• [What the task requires] Print the entries below word for word; the pictures stay out of your copy.

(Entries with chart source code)
-*-*-

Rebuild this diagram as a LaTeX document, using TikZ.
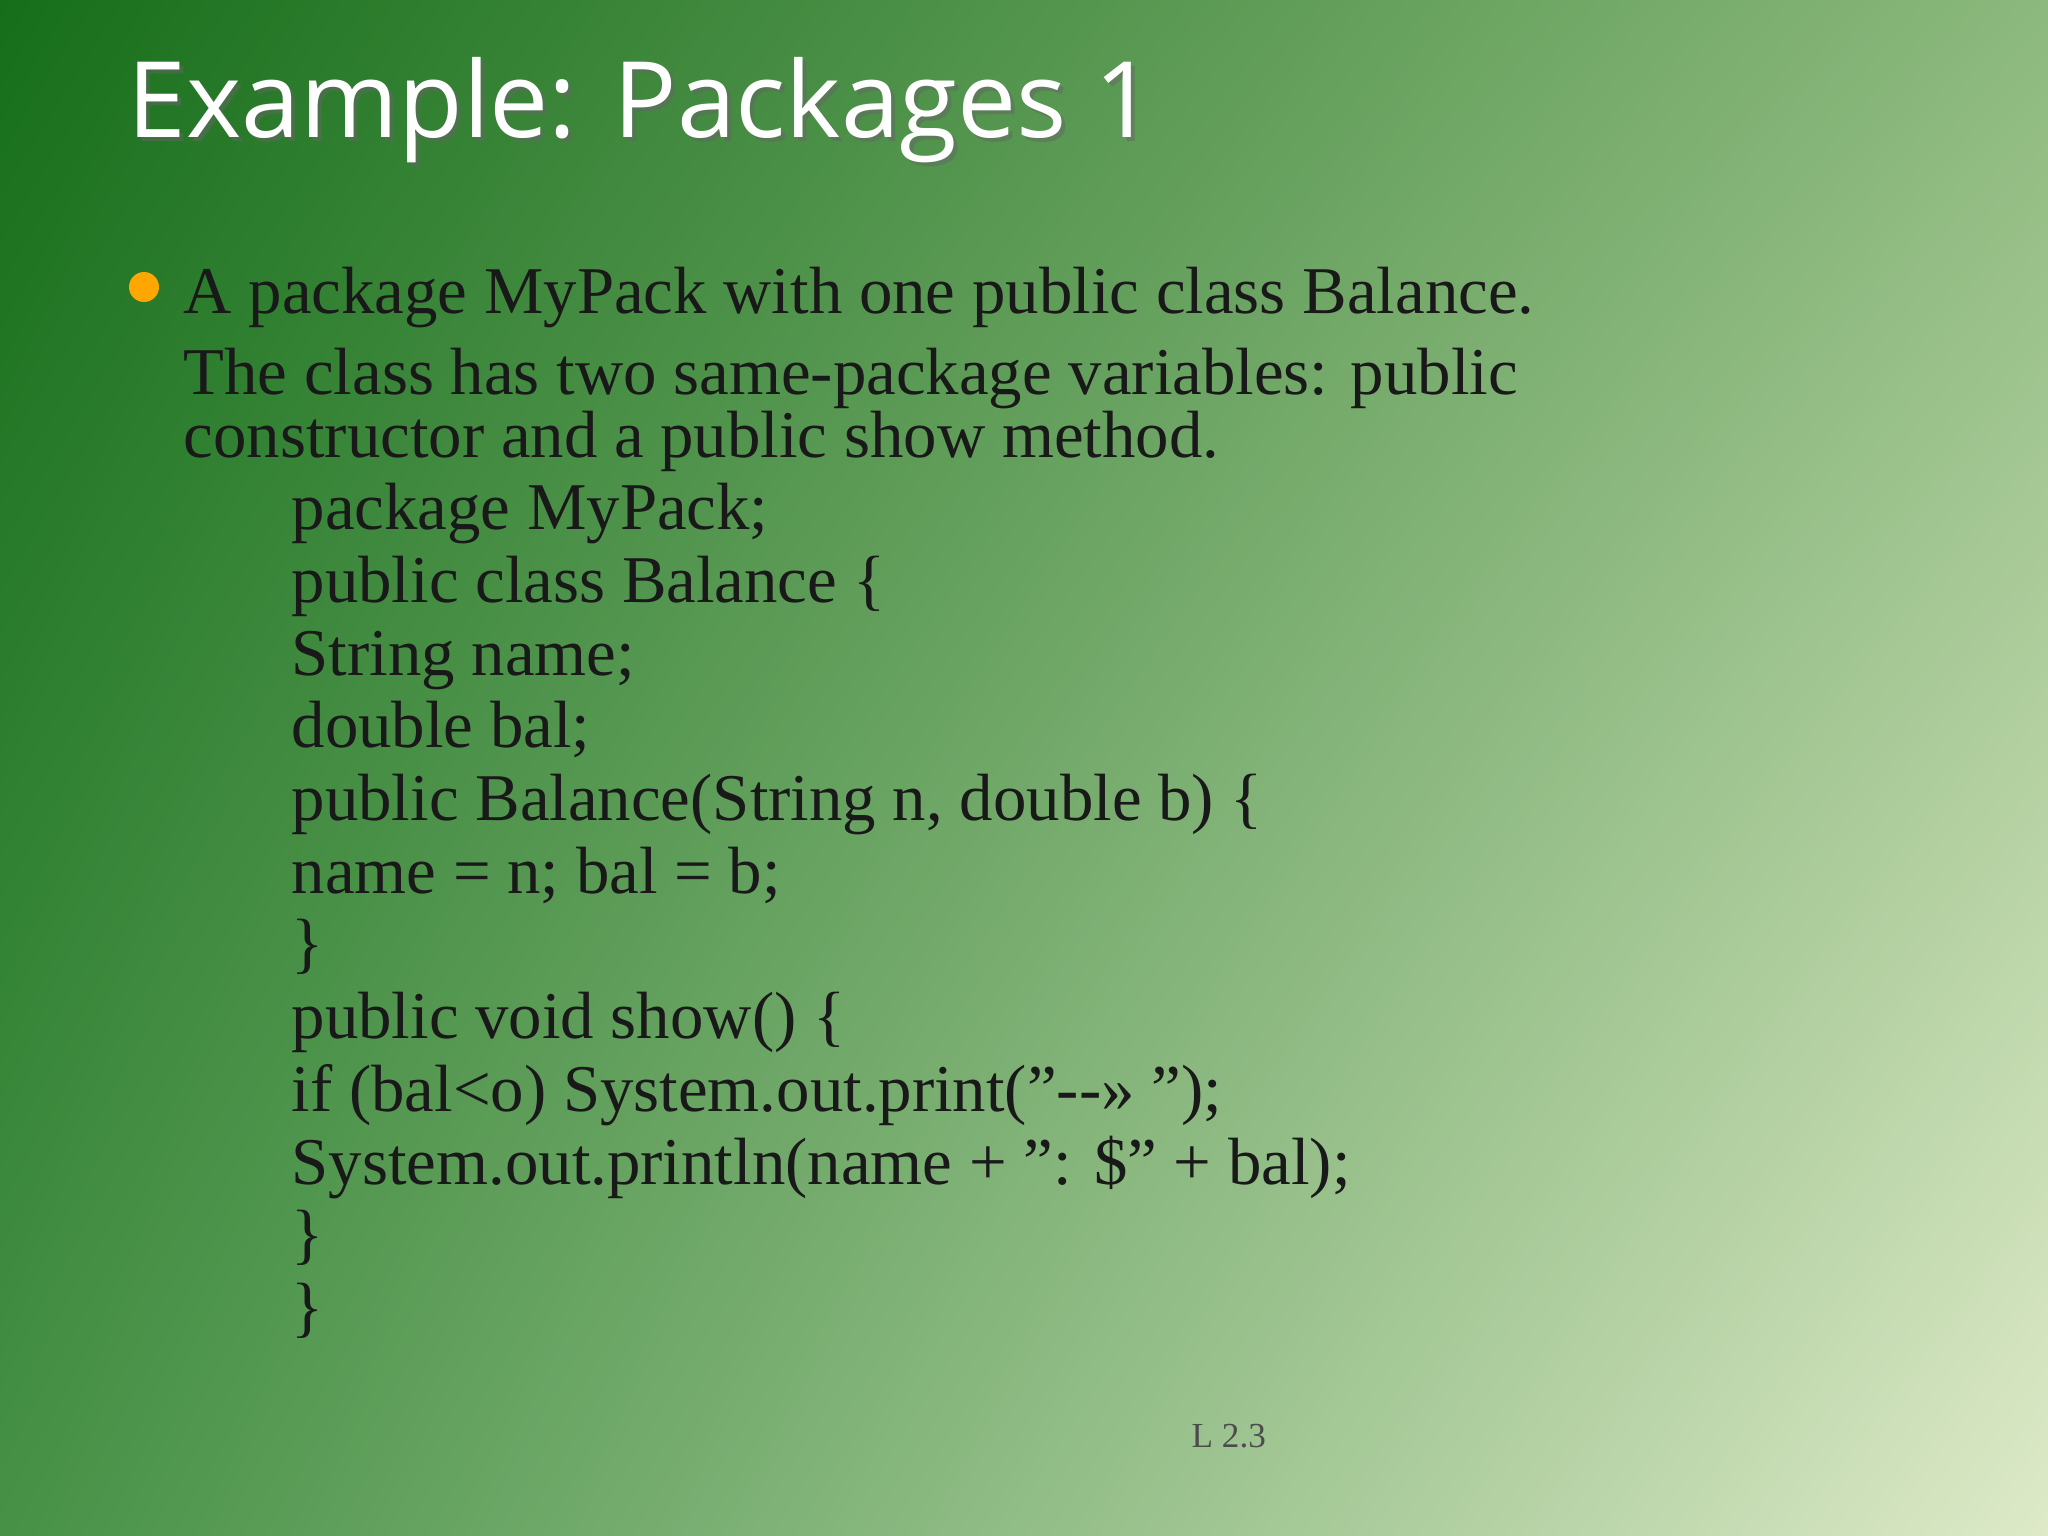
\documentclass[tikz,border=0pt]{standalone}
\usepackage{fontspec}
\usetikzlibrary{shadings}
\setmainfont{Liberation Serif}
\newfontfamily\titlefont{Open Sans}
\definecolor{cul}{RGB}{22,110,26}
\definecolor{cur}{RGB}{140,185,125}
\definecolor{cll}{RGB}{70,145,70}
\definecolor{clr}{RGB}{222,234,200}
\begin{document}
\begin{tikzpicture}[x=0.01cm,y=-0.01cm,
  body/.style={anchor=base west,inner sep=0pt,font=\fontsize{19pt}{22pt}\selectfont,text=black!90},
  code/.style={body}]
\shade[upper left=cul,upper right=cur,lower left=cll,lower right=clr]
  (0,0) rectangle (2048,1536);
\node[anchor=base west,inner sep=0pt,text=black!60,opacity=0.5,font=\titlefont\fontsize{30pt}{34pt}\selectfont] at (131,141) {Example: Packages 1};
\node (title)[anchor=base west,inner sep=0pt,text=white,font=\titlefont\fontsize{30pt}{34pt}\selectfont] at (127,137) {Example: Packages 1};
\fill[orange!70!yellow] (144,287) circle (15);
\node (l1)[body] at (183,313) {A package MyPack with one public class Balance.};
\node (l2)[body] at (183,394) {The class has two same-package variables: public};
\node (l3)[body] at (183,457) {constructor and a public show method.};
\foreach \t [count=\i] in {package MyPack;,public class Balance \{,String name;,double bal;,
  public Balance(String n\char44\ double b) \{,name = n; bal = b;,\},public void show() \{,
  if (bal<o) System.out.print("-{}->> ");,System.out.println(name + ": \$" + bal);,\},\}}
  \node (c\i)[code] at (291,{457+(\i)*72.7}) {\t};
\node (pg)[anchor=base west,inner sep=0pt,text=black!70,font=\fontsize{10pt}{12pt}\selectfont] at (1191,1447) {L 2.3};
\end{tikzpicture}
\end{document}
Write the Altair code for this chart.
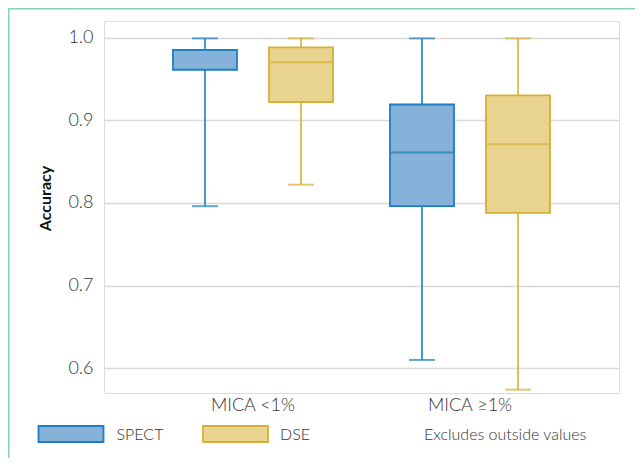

-*-*-

• [Answer in full]
Rebuild this diagram as a LaTeX document, using TikZ.
\documentclass[tikz,border=0pt]{standalone}
\usepackage{fontspec}
\usetikzlibrary{shadings}
\setmainfont{Liberation Serif}
\newfontfamily\titlefont{Open Sans}
\definecolor{cul}{RGB}{22,110,26}
\definecolor{cur}{RGB}{140,185,125}
\definecolor{cll}{RGB}{70,145,70}
\definecolor{clr}{RGB}{222,234,200}
\begin{document}
\begin{tikzpicture}[x=0.01cm,y=-0.01cm,
  body/.style={anchor=base west,inner sep=0pt,font=\fontsize{19pt}{22pt}\selectfont,text=black!90},
  code/.style={body}]
\shade[upper left=cul,upper right=cur,lower left=cll,lower right=clr]
  (0,0) rectangle (2048,1536);
\node[anchor=base west,inner sep=0pt,text=black!60,opacity=0.5,font=\titlefont\fontsize{30pt}{34pt}\selectfont] at (131,141) {Example: Packages 1};
\node (title)[anchor=base west,inner sep=0pt,text=white,font=\titlefont\fontsize{30pt}{34pt}\selectfont] at (127,137) {Example: Packages 1};
\fill[orange!70!yellow] (144,287) circle (15);
\node (l1)[body] at (183,313) {A package MyPack with one public class Balance.};
\node (l2)[body] at (183,394) {The class has two same-package variables: public};
\node (l3)[body] at (183,457) {constructor and a public show method.};
\foreach \t [count=\i] in {package MyPack;,public class Balance \{,String name;,double bal;,
  public Balance(String n\char44\ double b) \{,name = n; bal = b;,\},public void show() \{,
  if (bal<o) System.out.print("-{}->> ");,System.out.println(name + ": \$" + bal);,\},\}}
  \node (c\i)[code] at (291,{457+(\i)*72.7}) {\t};
\node (pg)[anchor=base west,inner sep=0pt,text=black!70,font=\fontsize{10pt}{12pt}\selectfont] at (1191,1447) {L 2.3};
\end{tikzpicture}
\end{document}
Write the Altair code for this chart.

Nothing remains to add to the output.